What if the electron needs more than 1 quantum to change orbits, say X quanta, or 100 quanta? If there is only 1 quantum per beat (wave length or f) then 100 waves have to strike the electron. The electron is (kind of) moving around in “orbit” so it is unlikely 100 waves in a wave “ray” would sequentially strike the electron. Even if the electron was not moving, its location is uncertain and variable. It might be possible to lessen problems of location if we keep in mind that the electron is being hit with waves, which are not strictly localized. If we overcome problems of location, the electron has to “hold” one quantum after another until it has accumulated all the quanta necessary to move its orbit. If the electron can do this in the brief time that it is being hit by incoming waves, why couldn’t it to it for a longer time? Why couldn’t it hold 99 quanta for a couple of years? Of course, if it did so, it would have too much energy to be in its present orbit, but not enough to be in another orbit. The additional energy now would change the mass-energy of the electron and change its orbit too, but not to anything stable.
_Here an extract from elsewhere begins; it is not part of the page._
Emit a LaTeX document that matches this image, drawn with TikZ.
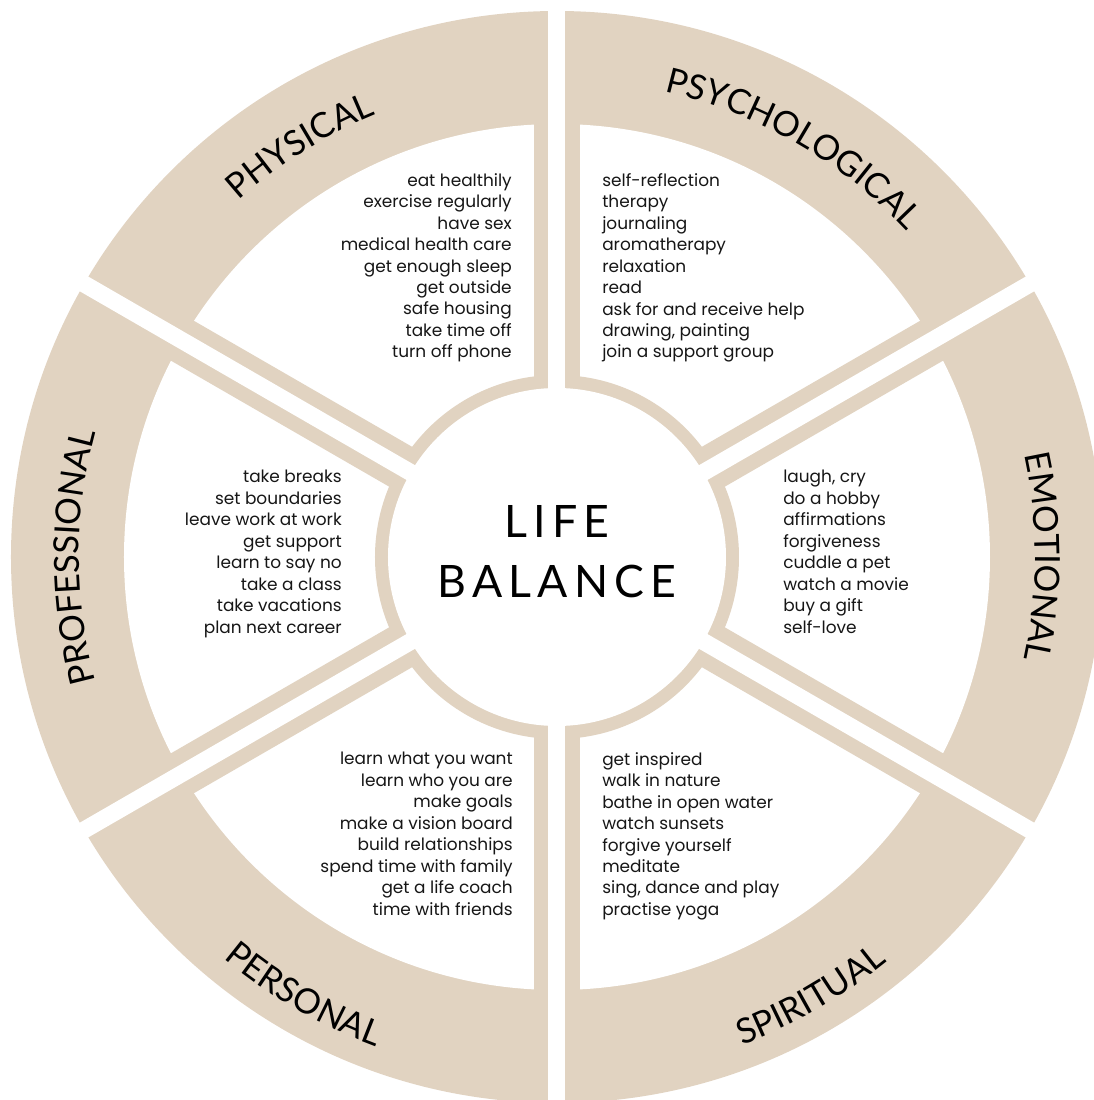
\documentclass[tikz,border=0pt]{standalone}
\usepackage{fontspec}
\setmainfont{Poppins}
\newfontfamily\catfont{Lato}
\newfontfamily\titlefont[LetterSpace=14]{Lato}
\usepackage{xcolor}
\usetikzlibrary{decorations.text}
\definecolor{wheelbeige}{RGB}{225,211,193}
\definecolor{listgray}{RGB}{22,22,22}
\newcommand{\catstyle}{\catfont\fontsize{26}{26}\selectfont}

\begin{document}
\begin{tikzpicture}[x=0.75pt,y=0.75pt]
  \tikzstyle{band}=[wheelbeige];
  \tikzstyle{listtext}=[inner sep=0pt, text=listgray, font=\fontsize{12.7}{16.1}\selectfont];
  \tikzstyle{rightlist}=[listtext, align=right, anchor=north east];
  \tikzstyle{leftlist}=[listtext, align=left, anchor=north west];
  \tikzstyle{catlabel}=[decorate, decoration={text along path, text align=center, #1}];
  \tikzstyle{titletext}=[inner sep=0pt, align=center, anchor=north,
    font=\titlefont\fontsize{33.5}{45}\selectfont];
  %
  \useasboundingbox (-557,-543) rectangle (537,557);
  \clip (-557,-543) rectangle (537,557);
  %
  % wheel
  \fill[band] (0,0) circle[radius=546];
  \fill[white] (0,0) circle[radius=433];
  \fill[band] (0,0) circle[radius=182];
  \foreach \a in {30,90,...,330}
    \draw[band, line width=34.5pt] (0,0) -- (\a:520);
  \foreach \a in {30,90,...,330}
    \draw[white, line width=12.75pt] (0,0) -- (\a:600);
  \fill[white] (0,0) circle[radius=169];
  %
  % category labels
  \path[catlabel={text={|\catstyle|PHYSICAL}}] (152:478) arc[start angle=152, end angle=92, radius=478];
  \path[catlabel={text={|\catstyle|PSYCHOLOGICAL}}] (90:478) arc[start angle=90, end angle=30, radius=478];
  \path[catlabel={text={|\catstyle|EMOTIONAL}}] (30:478) arc[start angle=30, end angle=-30, radius=478];
  \path[catlabel={text={|\catstyle|PROFESSIONAL}}] (210:478) arc[start angle=210, end angle=150, radius=478];
  \path[catlabel={text={|\catstyle|PERSONAL}}] (-150:522) arc[start angle=-150, end angle=-90, radius=522];
  \path[catlabel={text={|\catstyle|SPIRITUAL}}] (-90:522) arc[start angle=-90, end angle=-30, radius=522];
  %
  % centre
  \node[titletext] (title) at (0,52) {LIFE\\BALANCE};
  %
  % lists
  \node[rightlist] (physical) at (-45,384) {eat healthily\\exercise regularly\\have sex\\
    medical health care\\get enough sleep\\get outside\\safe housing\\take time off\\turn off phone};
  \node[leftlist] (psychological) at (45,384) {self-reflection\\therapy\\journaling\\
    aromatherapy\\relaxation\\read\\ask for and receive help\\drawing, painting\\join a support group};
  \node[rightlist] (professional) at (-215,87) {take breaks\\set boundaries\\leave work at work\\
    get support\\learn to say no\\take a class\\take vacations\\plan next career};
  \node[leftlist] (emotional) at (226,87) {laugh, cry\\do a hobby\\affirmations\\
    forgiveness\\cuddle a pet\\watch a movie\\buy a gift\\self-love};
  \node[rightlist] (personal) at (-44,-195) {learn what you want\\learn who you are\\make goals\\
    make a vision board\\build relationships\\spend time with family\\get a life coach\\time with friends};
  \node[leftlist] (spiritual) at (45,-195) {get inspired\\walk in nature\\bathe in open water\\
    watch sunsets\\forgive yourself\\meditate\\sing, dance and play\\practise yoga};
\end{tikzpicture}
\end{document}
What about the photoelectric effect, the relation between frequency (f) and threshold for changing orbit? Recall energy density. If the electron needs a certain minimum energy density to accept a quantum, then the f would have to be high enough, or the wave length short enough, to have any effect at all. The electron waits to absorb 100 beats (waves) of EM waves of sufficiently high energy density or frequency or short wave length.

Even though the energy equation seems to imply that each wave (beat) has one quantum, in fact, if the electron is to get enough energy from the wave, that relation cannot be simply the case.

What if each beat (wave) had multiple quanta? I think this is essentially the way that physics looks at the situation.